Task details → Extract, in full, the lines below, beginning at the first and ending with the line that contains "3.61, 3.68, 3.74, 3.78, 3.81, 3.86, 3.88, 3.89, 3.9, 3.93, 3.97]". Pictures do not belong in the copy.

Raw data →
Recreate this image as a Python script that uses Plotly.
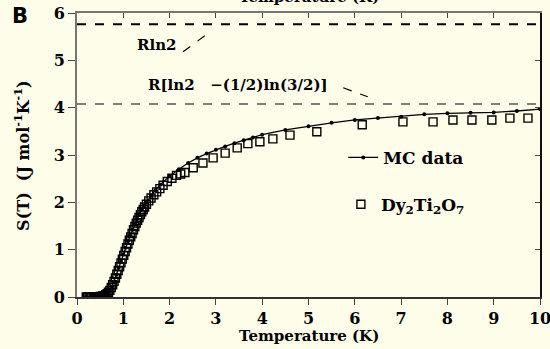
import plotly.graph_objects as go

# ---- data ----
mc_T = [0.2, 0.3, 0.4, 0.5, 0.55, 0.6, 0.65, 0.7, 0.75, 0.8, 0.85, 0.9, 0.95, 1.0, 1.05, 1.1,
        1.15, 1.2, 1.25, 1.3, 1.35, 1.4, 1.45, 1.5, 1.6, 1.7, 1.8,
        2.0, 2.2, 2.4, 2.6, 2.8, 3.0, 3.2, 3.4, 3.6, 3.8, 4.0, 4.5, 5.0, 5.5, 6.0, 6.5, 7.0,
        7.5, 8.0, 8.5, 9.0, 9.5, 10.0]
mc_S = [0.0, 0.0, 0.0, 0.01, 0.02, 0.04, 0.07, 0.12, 0.21, 0.33, 0.47, 0.62, 0.76, 0.9, 1.04,
        1.17, 1.30, 1.42, 1.54, 1.65, 1.75, 1.85, 1.93, 2.0, 2.14,
        2.26, 2.37, 2.55, 2.7, 2.83, 2.94, 3.03, 3.11, 3.18, 3.25, 3.31, 3.37, 3.43, 3.53,
        3.61, 3.68, 3.74, 3.78, 3.81, 3.86, 3.88, 3.89, 3.9, 3.93, 3.97]

dy_T = [0.20, 0.23, 0.26, 0.29, 0.32, 0.35, 0.38, 0.41, 0.44, 0.47, 0.50, 0.53, 0.56, 0.59,
        0.62, 0.65, 0.68, 0.71, 0.74, 0.77, 0.80, 0.83, 0.86, 0.89, 0.92, 0.95, 0.98, 1.01,
        1.04, 1.07, 1.10, 1.13, 1.16, 1.19, 1.22, 1.25, 1.28, 1.31, 1.34, 1.37, 1.40, 1.43,
        1.46, 1.50, 1.55, 1.60, 1.66, 1.72, 1.79, 1.86, 1.95, 2.05, 2.15, 2.24, 2.33, 2.51,
        2.72, 2.94, 3.2, 3.46, 3.69, 3.95, 4.23, 4.6, 5.18, 6.16, 7.04, 7.69, 8.12, 8.53,
        8.96, 9.35, 9.74]
dy_S = [0.0, 0.0, 0.0, 0.0, 0.0, 0.0, 0.0, 0.0, 0.0, 0.0, 0.01, 0.01, 0.02, 0.03,
        0.05, 0.07, 0.10, 0.14, 0.20, 0.26, 0.33, 0.40, 0.48, 0.56, 0.64, 0.72, 0.80, 0.88,
        0.96, 1.04, 1.12, 1.20, 1.27, 1.34, 1.42, 1.49, 1.56, 1.62, 1.68, 1.74, 1.80, 1.85,
        1.90, 1.96, 2.03, 2.09, 2.16, 2.22, 2.29, 2.36, 2.44, 2.51, 2.57, 2.60, 2.63, 2.73,
        2.83, 2.94, 3.04, 3.15, 3.24, 3.28, 3.34, 3.42, 3.49, 3.64, 3.70, 3.70, 3.74, 3.74,
        3.74, 3.78, 3.78]

R = 8.314
ref_levels = [R * 0.693147, R * (0.693147 - 0.5 * 0.405465)]  # Rln2, R[ln2-(1/2)ln(3/2)]
ref_labels = ["Rln2", "R[ln2&nbsp;&nbsp;&nbsp;−(1/2)ln(3/2)]"]

x_ticks = list(range(0, 11))
y_ticks = list(range(0, 7))

BG = "#FEFDE9"
FONT = "DejaVu Serif"

fig = go.Figure()
fig.add_trace(go.Scatter(
    x=mc_T, y=mc_S, mode="lines+markers", name="<b>MC data</b>",
    line=dict(color="black", width=1.3),
    marker=dict(symbol="circle", size=4, color="black"),
    legend="legend",
))
fig.add_trace(go.Scatter(
    x=dy_T, y=dy_S, mode="markers", name="<b>Dy<sub>2</sub>Ti<sub>2</sub>O<sub>7</sub></b>",
    marker=dict(symbol="square-open", size=8, color="black", line=dict(width=1.4)),
    legend="legend2",
))

# reference dashed lines
fig.add_shape(type="line", xref="paper", yref="y", x0=0, x1=1, y0=ref_levels[0], y1=ref_levels[0],
              line=dict(color="black", width=2, dash="dash"))
fig.add_shape(type="line", xref="paper", yref="y", x0=0, x1=1, y0=ref_levels[1], y1=ref_levels[1],
              line=dict(color="#555555", width=1.3, dash="dash"))
# pointer lines
fig.add_shape(type="line", xref="x", yref="y", x0=2.29, y0=5.18, x1=2.76, y1=5.52,
              line=dict(color="black", width=1.2, dash="dash"))
fig.add_shape(type="line", xref="x", yref="y", x0=5.75, y0=4.42, x1=6.28, y1=4.23,
              line=dict(color="black", width=1.2, dash="dash"))

fig.add_annotation(x=1.73, y=5.33, xref="x", yref="y", text="<b>" + ref_labels[0] + "</b>",
                   showarrow=False, font=dict(family=FONT, size=15, color="black"))
fig.add_annotation(x=3.47, y=4.48, xref="x", yref="y", text="<b>" + ref_labels[1] + "</b>",
                   showarrow=False, font=dict(family=FONT, size=15, color="black"))

fig.add_annotation(x=-0.123, y=0.99, xref="paper", yref="paper", xanchor="center", yanchor="middle",
                   text="<b>B</b>", showarrow=False,
                   font=dict(family="DejaVu Sans", size=21, color="black"))
fig.add_annotation(x=-0.119, y=0.5, xref="paper", yref="paper", xanchor="center", yanchor="middle",
                   textangle=-90,
                   text="<b>S(T)  (J mol<sup>-1</sup>K<sup>-1</sup>)</b>", showarrow=False,
                   font=dict(family=FONT, size=16, color="black"))
fig.add_annotation(x=0.5, y=-0.137, xref="paper", yref="paper", xanchor="center", yanchor="middle",
                   text="<b>Temperature (K)</b>",
                   showarrow=False, font=dict(family=FONT, size=15, color="black"))
fig.add_annotation(x=0.5, y=1.058, xref="paper", yref="paper", xanchor="center", yanchor="middle",
                   text="<b>Temperature (K)</b>",
                   showarrow=False, font=dict(family=FONT, size=15, color="black"))

fig.update_layout(
    width=550, height=349, autosize=False,
    margin=dict(l=77, r=10, t=13, b=52, autoexpand=False),
    paper_bgcolor=BG, plot_bgcolor=BG,
    font=dict(family=FONT, size=15, color="black"),
    xaxis=dict(range=[0, 10], tickvals=x_ticks, ticktext=["<b>%d</b>" % v for v in x_ticks],
               ticks="outside", ticklen=6, tickwidth=1, ticklabeloverflow="allow",
               showgrid=False, zeroline=False, showline=True, linecolor="#333333", linewidth=2,
               tickfont=dict(family=FONT, size=16)),
    yaxis=dict(range=[0, 6], tickvals=y_ticks, ticktext=["<b>%d</b>" % v for v in y_ticks],
               ticks="outside", ticklen=7, tickwidth=1, ticklabeloverflow="allow",
               showgrid=False, zeroline=False, showline=True, linecolor="#777777", linewidth=2,
               tickfont=dict(family=FONT, size=16)),
    xaxis2=dict(range=[0, 10], tickvals=x_ticks, ticks="inside", ticklen=5, showticklabels=False,
                overlaying="x", side="top", anchor="y", showgrid=False, zeroline=False,
                showline=True, linecolor="#777777", linewidth=2),
    yaxis2=dict(range=[0, 6], tickvals=y_ticks, ticks="inside", ticklen=5, showticklabels=False,
                overlaying="y", side="right", anchor="x", showgrid=False, zeroline=False,
                showline=True, linecolor="#111111", linewidth=2),
    legend=dict(x=0.575, y=0.49, xanchor="left", yanchor="middle", bgcolor="rgba(0,0,0,0)",
                font=dict(family=FONT, size=17)),
    legend2=dict(x=0.57, y=0.325, xanchor="left", yanchor="middle", bgcolor="rgba(0,0,0,0)",
                 font=dict(family=FONT, size=17)),
    showlegend=True,
)
fig.add_trace(go.Scatter(x=[None], y=[None], xaxis="x2", yaxis="y2", showlegend=False,
                         hoverinfo="skip"))

fig.write_html(
    "out.html",
    config={"displayModeBar": False},
    post_script="document.body.style.margin='0';document.body.style.background='%s';" % BG,
)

The completed task →
Recreate this image as a Python script that uses Plotly.
import plotly.graph_objects as go

# ---- data ----
mc_T = [0.2, 0.3, 0.4, 0.5, 0.55, 0.6, 0.65, 0.7, 0.75, 0.8, 0.85, 0.9, 0.95, 1.0, 1.05, 1.1,
        1.15, 1.2, 1.25, 1.3, 1.35, 1.4, 1.45, 1.5, 1.6, 1.7, 1.8,
        2.0, 2.2, 2.4, 2.6, 2.8, 3.0, 3.2, 3.4, 3.6, 3.8, 4.0, 4.5, 5.0, 5.5, 6.0, 6.5, 7.0,
        7.5, 8.0, 8.5, 9.0, 9.5, 10.0]
mc_S = [0.0, 0.0, 0.0, 0.01, 0.02, 0.04, 0.07, 0.12, 0.21, 0.33, 0.47, 0.62, 0.76, 0.9, 1.04,
        1.17, 1.30, 1.42, 1.54, 1.65, 1.75, 1.85, 1.93, 2.0, 2.14,
        2.26, 2.37, 2.55, 2.7, 2.83, 2.94, 3.03, 3.11, 3.18, 3.25, 3.31, 3.37, 3.43, 3.53,
        3.61, 3.68, 3.74, 3.78, 3.81, 3.86, 3.88, 3.89, 3.9, 3.93, 3.97]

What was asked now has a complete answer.